__WHAT TO DO__:
Set down each line of the data below exactly as it stands, dropping the pictures.

"""

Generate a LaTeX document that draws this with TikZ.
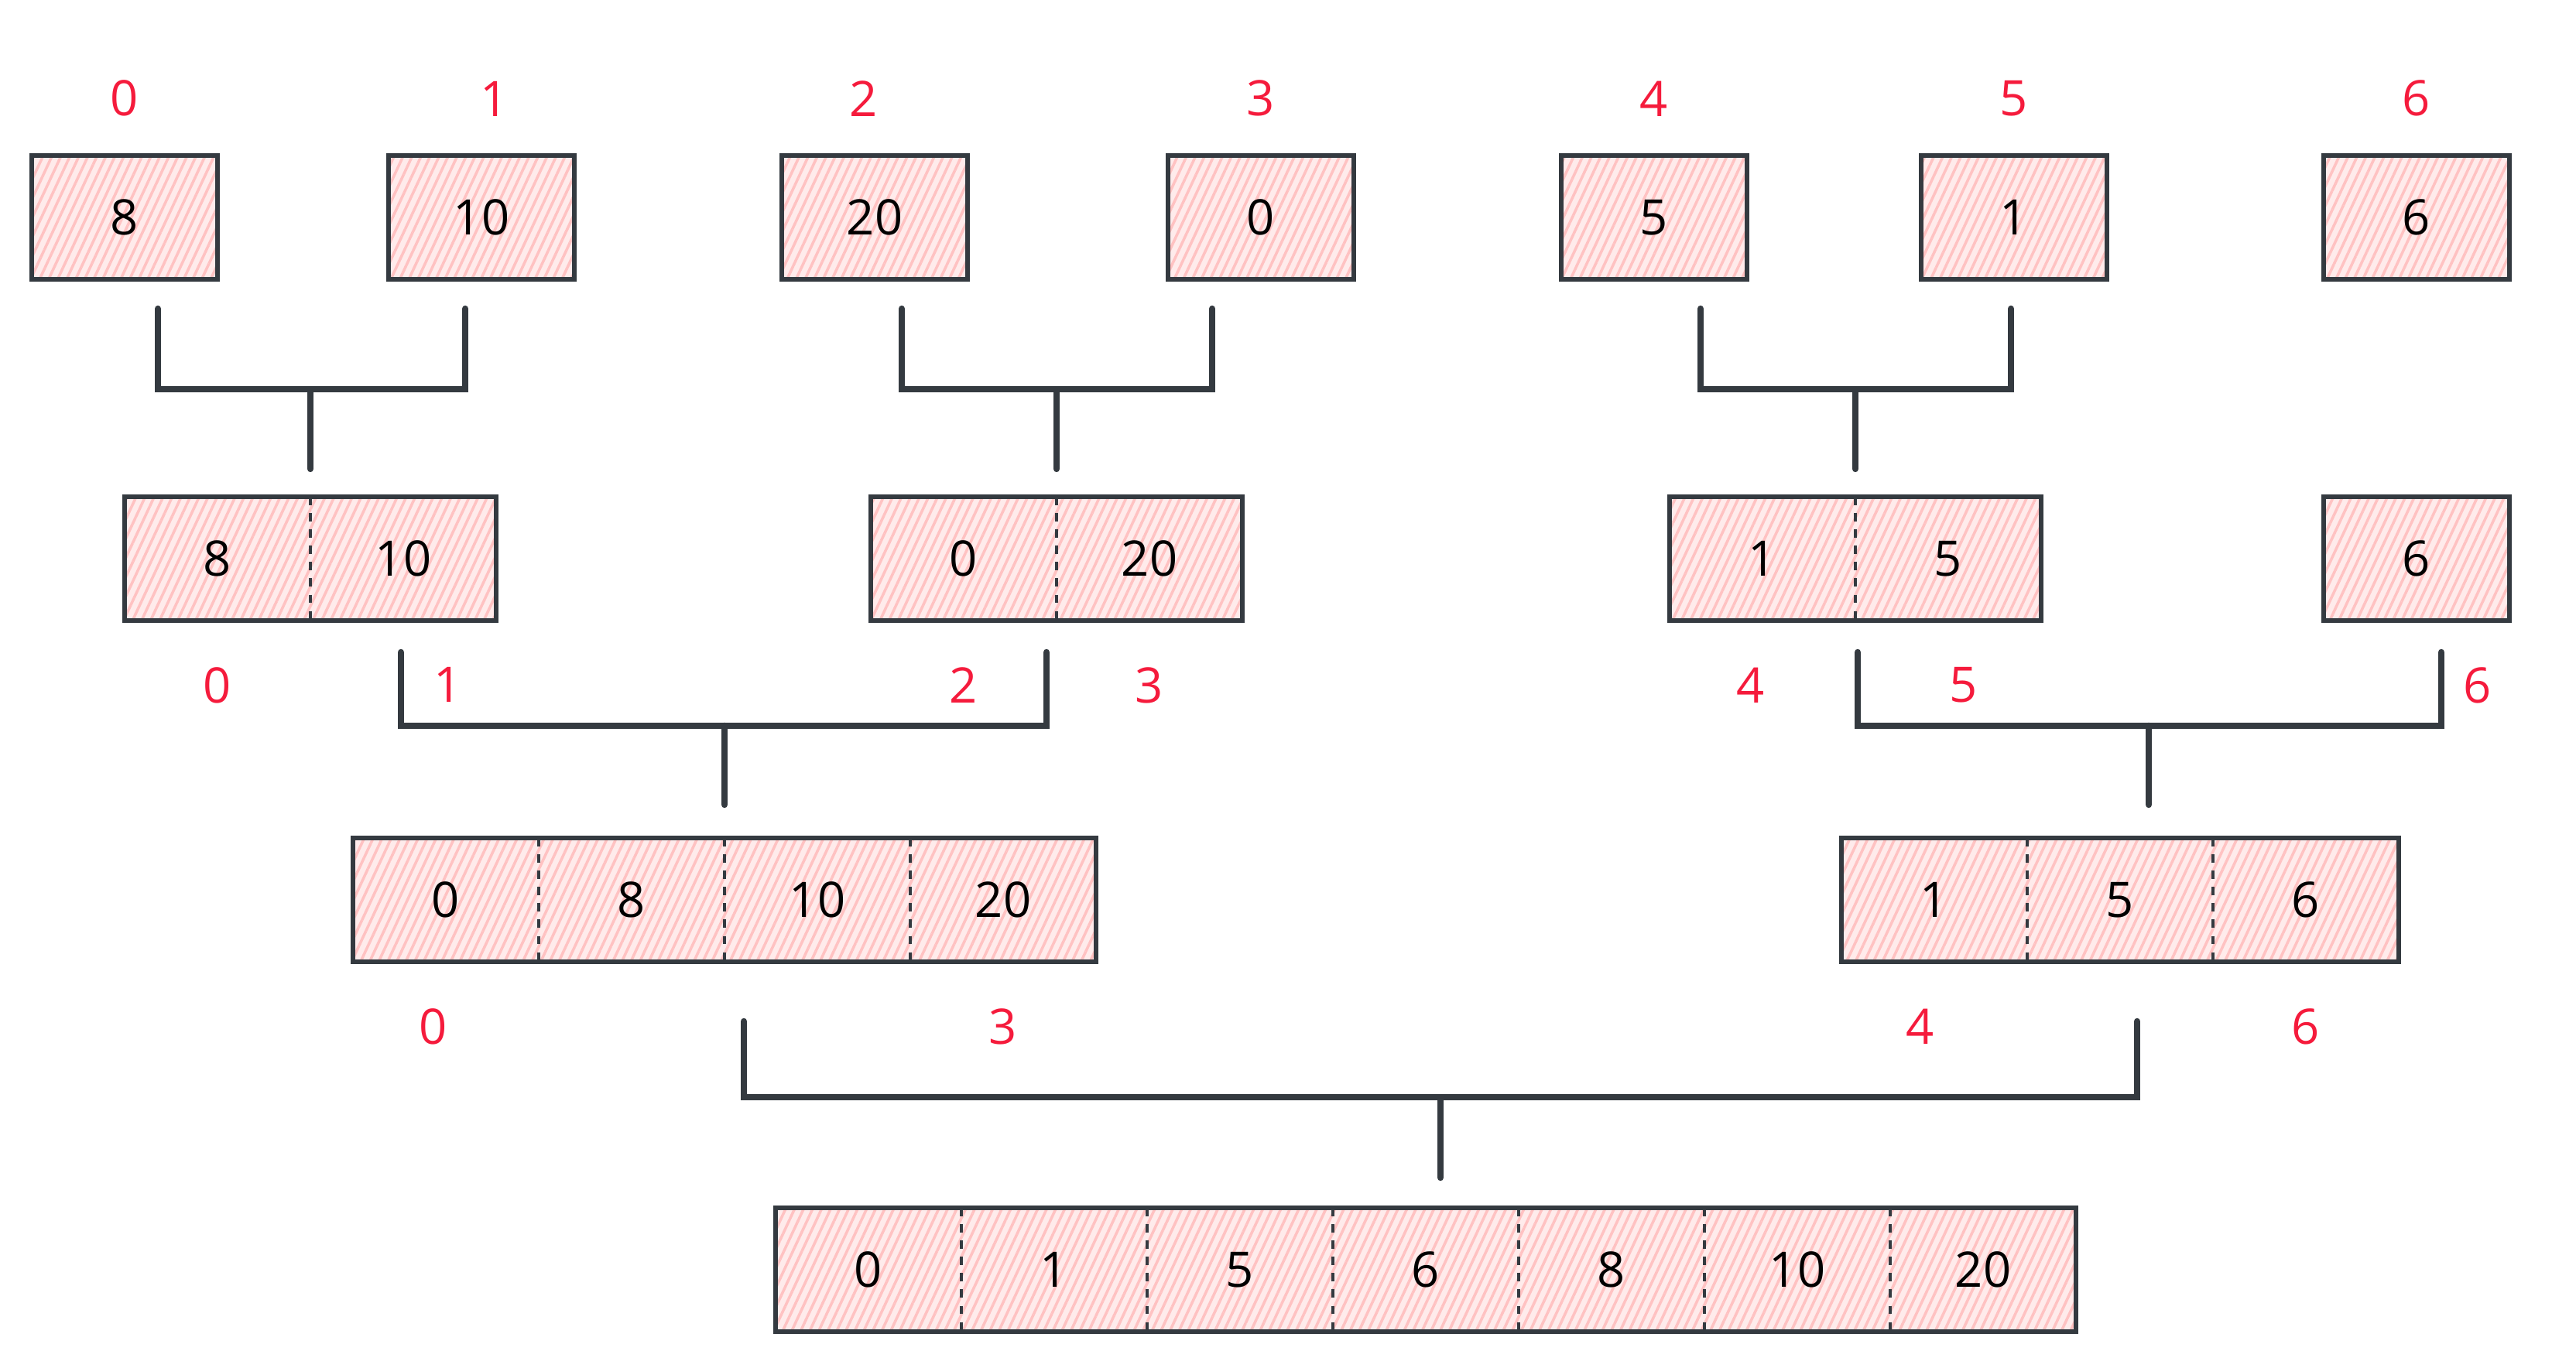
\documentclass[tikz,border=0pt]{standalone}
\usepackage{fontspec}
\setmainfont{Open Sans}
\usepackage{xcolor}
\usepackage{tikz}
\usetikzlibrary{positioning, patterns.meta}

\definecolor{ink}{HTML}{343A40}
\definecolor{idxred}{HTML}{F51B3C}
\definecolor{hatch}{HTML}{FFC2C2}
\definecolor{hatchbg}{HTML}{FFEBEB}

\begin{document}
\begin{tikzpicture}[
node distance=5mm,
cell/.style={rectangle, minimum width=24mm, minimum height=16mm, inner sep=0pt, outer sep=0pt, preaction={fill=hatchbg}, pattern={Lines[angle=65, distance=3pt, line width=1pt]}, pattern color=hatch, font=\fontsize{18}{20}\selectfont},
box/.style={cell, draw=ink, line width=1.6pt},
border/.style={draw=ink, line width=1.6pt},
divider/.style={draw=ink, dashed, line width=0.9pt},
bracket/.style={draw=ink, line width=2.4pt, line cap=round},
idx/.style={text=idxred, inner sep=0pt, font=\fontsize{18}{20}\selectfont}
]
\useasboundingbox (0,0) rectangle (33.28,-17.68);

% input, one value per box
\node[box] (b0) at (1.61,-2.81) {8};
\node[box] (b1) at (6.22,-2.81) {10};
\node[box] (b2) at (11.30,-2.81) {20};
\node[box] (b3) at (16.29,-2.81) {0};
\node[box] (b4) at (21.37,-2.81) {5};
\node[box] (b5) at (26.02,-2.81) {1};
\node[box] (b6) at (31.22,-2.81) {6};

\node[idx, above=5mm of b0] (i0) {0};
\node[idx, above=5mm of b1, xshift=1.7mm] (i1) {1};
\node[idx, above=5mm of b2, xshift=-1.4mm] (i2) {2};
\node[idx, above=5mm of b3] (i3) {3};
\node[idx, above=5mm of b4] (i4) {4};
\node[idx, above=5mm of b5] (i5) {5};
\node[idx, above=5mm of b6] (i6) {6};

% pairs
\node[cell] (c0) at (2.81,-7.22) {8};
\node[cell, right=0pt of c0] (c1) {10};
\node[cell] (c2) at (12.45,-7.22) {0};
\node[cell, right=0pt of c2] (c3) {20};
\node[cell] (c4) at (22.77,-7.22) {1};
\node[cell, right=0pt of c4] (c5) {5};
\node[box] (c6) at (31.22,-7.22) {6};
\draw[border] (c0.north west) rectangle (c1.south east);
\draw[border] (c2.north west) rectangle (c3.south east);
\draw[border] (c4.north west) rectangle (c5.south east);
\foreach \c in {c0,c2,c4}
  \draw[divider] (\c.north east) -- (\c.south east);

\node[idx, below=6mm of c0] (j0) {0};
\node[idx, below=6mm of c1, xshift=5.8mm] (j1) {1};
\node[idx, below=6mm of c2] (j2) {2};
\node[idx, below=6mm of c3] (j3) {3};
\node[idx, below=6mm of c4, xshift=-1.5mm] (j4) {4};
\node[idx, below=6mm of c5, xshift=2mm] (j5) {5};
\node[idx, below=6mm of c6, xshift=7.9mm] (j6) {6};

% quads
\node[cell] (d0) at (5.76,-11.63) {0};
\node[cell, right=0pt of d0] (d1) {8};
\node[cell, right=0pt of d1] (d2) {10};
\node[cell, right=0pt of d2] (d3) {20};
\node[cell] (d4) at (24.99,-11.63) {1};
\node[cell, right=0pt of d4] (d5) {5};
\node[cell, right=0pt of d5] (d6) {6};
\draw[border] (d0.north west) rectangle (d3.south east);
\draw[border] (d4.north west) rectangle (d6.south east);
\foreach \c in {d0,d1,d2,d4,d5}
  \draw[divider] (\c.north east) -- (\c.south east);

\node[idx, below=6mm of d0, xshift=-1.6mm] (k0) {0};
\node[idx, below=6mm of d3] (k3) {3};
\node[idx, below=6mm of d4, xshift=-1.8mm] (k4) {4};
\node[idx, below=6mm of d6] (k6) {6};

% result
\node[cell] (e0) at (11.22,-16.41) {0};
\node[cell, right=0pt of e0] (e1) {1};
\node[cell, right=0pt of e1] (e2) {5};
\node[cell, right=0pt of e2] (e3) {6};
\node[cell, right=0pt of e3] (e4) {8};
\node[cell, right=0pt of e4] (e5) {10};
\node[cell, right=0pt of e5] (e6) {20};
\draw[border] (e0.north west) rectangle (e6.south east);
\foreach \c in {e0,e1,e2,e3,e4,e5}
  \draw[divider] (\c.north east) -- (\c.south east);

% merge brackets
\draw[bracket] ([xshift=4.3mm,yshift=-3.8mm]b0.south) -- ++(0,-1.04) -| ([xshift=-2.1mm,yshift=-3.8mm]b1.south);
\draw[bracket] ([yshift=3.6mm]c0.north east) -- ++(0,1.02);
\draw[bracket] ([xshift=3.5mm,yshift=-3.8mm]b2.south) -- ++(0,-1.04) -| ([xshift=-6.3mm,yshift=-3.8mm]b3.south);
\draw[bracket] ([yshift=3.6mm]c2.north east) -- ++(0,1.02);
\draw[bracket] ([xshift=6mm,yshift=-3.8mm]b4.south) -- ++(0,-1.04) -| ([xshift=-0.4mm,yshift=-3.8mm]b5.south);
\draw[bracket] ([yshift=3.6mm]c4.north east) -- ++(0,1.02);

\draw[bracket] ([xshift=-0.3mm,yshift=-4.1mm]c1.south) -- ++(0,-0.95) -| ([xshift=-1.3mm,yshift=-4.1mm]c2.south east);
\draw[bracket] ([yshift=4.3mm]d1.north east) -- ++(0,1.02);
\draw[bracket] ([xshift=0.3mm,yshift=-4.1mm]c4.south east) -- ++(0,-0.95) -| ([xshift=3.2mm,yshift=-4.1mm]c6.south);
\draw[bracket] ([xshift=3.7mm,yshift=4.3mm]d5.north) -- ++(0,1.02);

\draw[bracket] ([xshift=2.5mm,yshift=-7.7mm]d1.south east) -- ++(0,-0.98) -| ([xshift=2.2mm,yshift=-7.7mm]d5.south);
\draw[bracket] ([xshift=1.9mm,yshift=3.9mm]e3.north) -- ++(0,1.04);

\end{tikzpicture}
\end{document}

"""

__EXPECTED OUTPUT__:
Generate a LaTeX document that draws this with TikZ.
\documentclass[tikz,border=0pt]{standalone}
\usepackage{fontspec}
\setmainfont{Open Sans}
\usepackage{xcolor}
\usepackage{tikz}
\usetikzlibrary{positioning, patterns.meta}

\definecolor{ink}{HTML}{343A40}
\definecolor{idxred}{HTML}{F51B3C}
\definecolor{hatch}{HTML}{FFC2C2}
\definecolor{hatchbg}{HTML}{FFEBEB}

\begin{document}
\begin{tikzpicture}[
node distance=5mm,
cell/.style={rectangle, minimum width=24mm, minimum height=16mm, inner sep=0pt, outer sep=0pt, preaction={fill=hatchbg}, pattern={Lines[angle=65, distance=3pt, line width=1pt]}, pattern color=hatch, font=\fontsize{18}{20}\selectfont},
box/.style={cell, draw=ink, line width=1.6pt},
border/.style={draw=ink, line width=1.6pt},
divider/.style={draw=ink, dashed, line width=0.9pt},
bracket/.style={draw=ink, line width=2.4pt, line cap=round},
idx/.style={text=idxred, inner sep=0pt, font=\fontsize{18}{20}\selectfont}
]
\useasboundingbox (0,0) rectangle (33.28,-17.68);

% input, one value per box
\node[box] (b0) at (1.61,-2.81) {8};
\node[box] (b1) at (6.22,-2.81) {10};
\node[box] (b2) at (11.30,-2.81) {20};
\node[box] (b3) at (16.29,-2.81) {0};
\node[box] (b4) at (21.37,-2.81) {5};
\node[box] (b5) at (26.02,-2.81) {1};
\node[box] (b6) at (31.22,-2.81) {6};

\node[idx, above=5mm of b0] (i0) {0};
\node[idx, above=5mm of b1, xshift=1.7mm] (i1) {1};
\node[idx, above=5mm of b2, xshift=-1.4mm] (i2) {2};
\node[idx, above=5mm of b3] (i3) {3};
\node[idx, above=5mm of b4] (i4) {4};
\node[idx, above=5mm of b5] (i5) {5};
\node[idx, above=5mm of b6] (i6) {6};

% pairs
\node[cell] (c0) at (2.81,-7.22) {8};
\node[cell, right=0pt of c0] (c1) {10};
\node[cell] (c2) at (12.45,-7.22) {0};
\node[cell, right=0pt of c2] (c3) {20};
\node[cell] (c4) at (22.77,-7.22) {1};
\node[cell, right=0pt of c4] (c5) {5};
\node[box] (c6) at (31.22,-7.22) {6};
\draw[border] (c0.north west) rectangle (c1.south east);
\draw[border] (c2.north west) rectangle (c3.south east);
\draw[border] (c4.north west) rectangle (c5.south east);
\foreach \c in {c0,c2,c4}
  \draw[divider] (\c.north east) -- (\c.south east);

\node[idx, below=6mm of c0] (j0) {0};
\node[idx, below=6mm of c1, xshift=5.8mm] (j1) {1};
\node[idx, below=6mm of c2] (j2) {2};
\node[idx, below=6mm of c3] (j3) {3};
\node[idx, below=6mm of c4, xshift=-1.5mm] (j4) {4};
\node[idx, below=6mm of c5, xshift=2mm] (j5) {5};
\node[idx, below=6mm of c6, xshift=7.9mm] (j6) {6};

% quads
\node[cell] (d0) at (5.76,-11.63) {0};
\node[cell, right=0pt of d0] (d1) {8};
\node[cell, right=0pt of d1] (d2) {10};
\node[cell, right=0pt of d2] (d3) {20};
\node[cell] (d4) at (24.99,-11.63) {1};
\node[cell, right=0pt of d4] (d5) {5};
\node[cell, right=0pt of d5] (d6) {6};
\draw[border] (d0.north west) rectangle (d3.south east);
\draw[border] (d4.north west) rectangle (d6.south east);
\foreach \c in {d0,d1,d2,d4,d5}
  \draw[divider] (\c.north east) -- (\c.south east);

\node[idx, below=6mm of d0, xshift=-1.6mm] (k0) {0};
\node[idx, below=6mm of d3] (k3) {3};
\node[idx, below=6mm of d4, xshift=-1.8mm] (k4) {4};
\node[idx, below=6mm of d6] (k6) {6};

% result
\node[cell] (e0) at (11.22,-16.41) {0};
\node[cell, right=0pt of e0] (e1) {1};
\node[cell, right=0pt of e1] (e2) {5};
\node[cell, right=0pt of e2] (e3) {6};
\node[cell, right=0pt of e3] (e4) {8};
\node[cell, right=0pt of e4] (e5) {10};
\node[cell, right=0pt of e5] (e6) {20};
\draw[border] (e0.north west) rectangle (e6.south east);
\foreach \c in {e0,e1,e2,e3,e4,e5}
  \draw[divider] (\c.north east) -- (\c.south east);

% merge brackets
\draw[bracket] ([xshift=4.3mm,yshift=-3.8mm]b0.south) -- ++(0,-1.04) -| ([xshift=-2.1mm,yshift=-3.8mm]b1.south);
\draw[bracket] ([yshift=3.6mm]c0.north east) -- ++(0,1.02);
\draw[bracket] ([xshift=3.5mm,yshift=-3.8mm]b2.south) -- ++(0,-1.04) -| ([xshift=-6.3mm,yshift=-3.8mm]b3.south);
\draw[bracket] ([yshift=3.6mm]c2.north east) -- ++(0,1.02);
\draw[bracket] ([xshift=6mm,yshift=-3.8mm]b4.south) -- ++(0,-1.04) -| ([xshift=-0.4mm,yshift=-3.8mm]b5.south);
\draw[bracket] ([yshift=3.6mm]c4.north east) -- ++(0,1.02);

\draw[bracket] ([xshift=-0.3mm,yshift=-4.1mm]c1.south) -- ++(0,-0.95) -| ([xshift=-1.3mm,yshift=-4.1mm]c2.south east);
\draw[bracket] ([yshift=4.3mm]d1.north east) -- ++(0,1.02);
\draw[bracket] ([xshift=0.3mm,yshift=-4.1mm]c4.south east) -- ++(0,-0.95) -| ([xshift=3.2mm,yshift=-4.1mm]c6.south);
\draw[bracket] ([xshift=3.7mm,yshift=4.3mm]d5.north) -- ++(0,1.02);

\draw[bracket] ([xshift=2.5mm,yshift=-7.7mm]d1.south east) -- ++(0,-0.98) -| ([xshift=2.2mm,yshift=-7.7mm]d5.south);
\draw[bracket] ([xshift=1.9mm,yshift=3.9mm]e3.north) -- ++(0,1.04);

\end{tikzpicture}
\end{document}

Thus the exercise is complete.